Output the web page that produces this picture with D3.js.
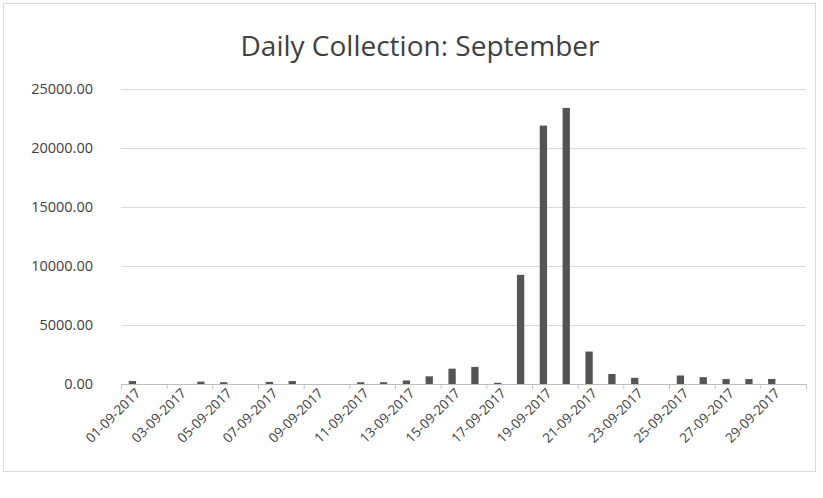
<!DOCTYPE html>
<html>
<head>
<meta charset="utf-8">
<script src="https://cdn.jsdelivr.net/npm/d3@7"></script>
<style>
  body { margin: 0; background: #fff; }
  text { font-family: "Open Sans", "Noto Sans", sans-serif; }
</style>
</head>
<body>
<div id="chart"></div>
<script>
const days = d3.range(1, 31).map((d) => `${String(d).padStart(2, "0")}-09-2017`);
const collection = [
  250, 0, 0, 200, 150, 0, 180, 250, 0, 0,
  150, 150, 300, 650, 1300, 1450, 100, 9250, 21900, 23400,
  2750, 850, 520, 0, 720, 580, 420, 420, 430, 0,
];
const yTicks = [0, 5000, 10000, 15000, 20000, 25000];

const width = 823, height = 498;
const margin = { top: 89, right: 17, bottom: 114, left: 121 };
const innerW = width - margin.left - margin.right;
const innerH = height - margin.top - margin.bottom;

const svg = d3.select("#chart").append("svg")
  .attr("width", width)
  .attr("height", height);

// chart border
svg.append("rect")
  .attr("x", 3.5).attr("y", 3.5)
  .attr("width", 812).attr("height", 468)
  .attr("fill", "none")
  .attr("stroke", "#d9d9d9");

svg.append("text")
  .attr("x", 420)
  .attr("y", 56)
  .attr("text-anchor", "middle")
  .attr("font-size", "28px")
  .attr("fill", "#404040")
  .text("Daily Collection: September");

const g = svg.append("g")
  .attr("transform", `translate(${margin.left},${margin.top})`);

const x = d3.scaleBand().domain(days).range([0, innerW]).paddingInner(0.68).paddingOuter(0.34);
const y = d3.scaleLinear().domain([0, 25000]).range([innerH, 0]);

// gridlines
g.append("g")
  .selectAll("line")
  .data(yTicks.slice(1))
  .join("line")
  .attr("x1", 0).attr("x2", innerW)
  .attr("y1", (d) => y(d) + 0.5).attr("y2", (d) => y(d) + 0.5)
  .attr("stroke", "#d9d9d9");

// y labels
g.append("g")
  .call(d3.axisLeft(y).tickValues(yTicks).tickFormat(d3.format(".2f")).tickSize(0).tickPadding(28))
  .call((a) => a.select(".domain").remove())
  .selectAll("text")
  .attr("font-size", "14.5px")
  .attr("fill", "#404040");

// bars
g.selectAll(".bar")
  .data(collection)
  .join("rect")
  .attr("class", "bar")
  .attr("x", (d, i) => x(days[i]))
  .attr("y", (d) => y(d))
  .attr("width", x.bandwidth())
  .attr("height", (d) => innerH - y(d))
  .attr("fill", "#555555");

// x axis
const step = x.step();
const xAxis = g.append("g").attr("transform", `translate(0,${innerH})`);
xAxis.append("line")
  .attr("x1", 0).attr("x2", innerW)
  .attr("y1", 0.5).attr("y2", 0.5)
  .attr("stroke", "#bfbfbf");
xAxis.selectAll(".tick")
  .data(d3.range(0, 31, 2))
  .join("line")
  .attr("class", "tick")
  .attr("x1", (d) => d * step + 0.5).attr("x2", (d) => d * step + 0.5)
  .attr("y1", 0).attr("y2", 5)
  .attr("stroke", "#bfbfbf");
xAxis.selectAll("text")
  .data(days.filter((d, i) => i % 2 === 0))
  .join("text")
  .attr("transform", (d) => `translate(${x(d) + x.bandwidth() / 2 + 9},10) rotate(-45)`)
  .attr("text-anchor", "end")
  .attr("font-size", "13.5px")
  .attr("fill", "#404040")
  .text((d) => d);
</script>
</body>
</html>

+ + + +

**AIM**
Set down again, exactly, the lines of the material above from its first line to the one with "d3.scaleLinear().domain([0, 25000]).range([innerH, 0]);", inclusive. Leave the pictures out.

**SOLUTION**
Output the web page that produces this picture with D3.js.
<!DOCTYPE html>
<html>
<head>
<meta charset="utf-8">
<script src="https://cdn.jsdelivr.net/npm/d3@7"></script>
<style>
  body { margin: 0; background: #fff; }
  text { font-family: "Open Sans", "Noto Sans", sans-serif; }
</style>
</head>
<body>
<div id="chart"></div>
<script>
const days = d3.range(1, 31).map((d) => `${String(d).padStart(2, "0")}-09-2017`);
const collection = [
  250, 0, 0, 200, 150, 0, 180, 250, 0, 0,
  150, 150, 300, 650, 1300, 1450, 100, 9250, 21900, 23400,
  2750, 850, 520, 0, 720, 580, 420, 420, 430, 0,
];
const yTicks = [0, 5000, 10000, 15000, 20000, 25000];

const width = 823, height = 498;
const margin = { top: 89, right: 17, bottom: 114, left: 121 };
const innerW = width - margin.left - margin.right;
const innerH = height - margin.top - margin.bottom;

const svg = d3.select("#chart").append("svg")
  .attr("width", width)
  .attr("height", height);

// chart border
svg.append("rect")
  .attr("x", 3.5).attr("y", 3.5)
  .attr("width", 812).attr("height", 468)
  .attr("fill", "none")
  .attr("stroke", "#d9d9d9");

svg.append("text")
  .attr("x", 420)
  .attr("y", 56)
  .attr("text-anchor", "middle")
  .attr("font-size", "28px")
  .attr("fill", "#404040")
  .text("Daily Collection: September");

const g = svg.append("g")
  .attr("transform", `translate(${margin.left},${margin.top})`);

const x = d3.scaleBand().domain(days).range([0, innerW]).paddingInner(0.68).paddingOuter(0.34);
const y = d3.scaleLinear().domain([0, 25000]).range([innerH, 0]);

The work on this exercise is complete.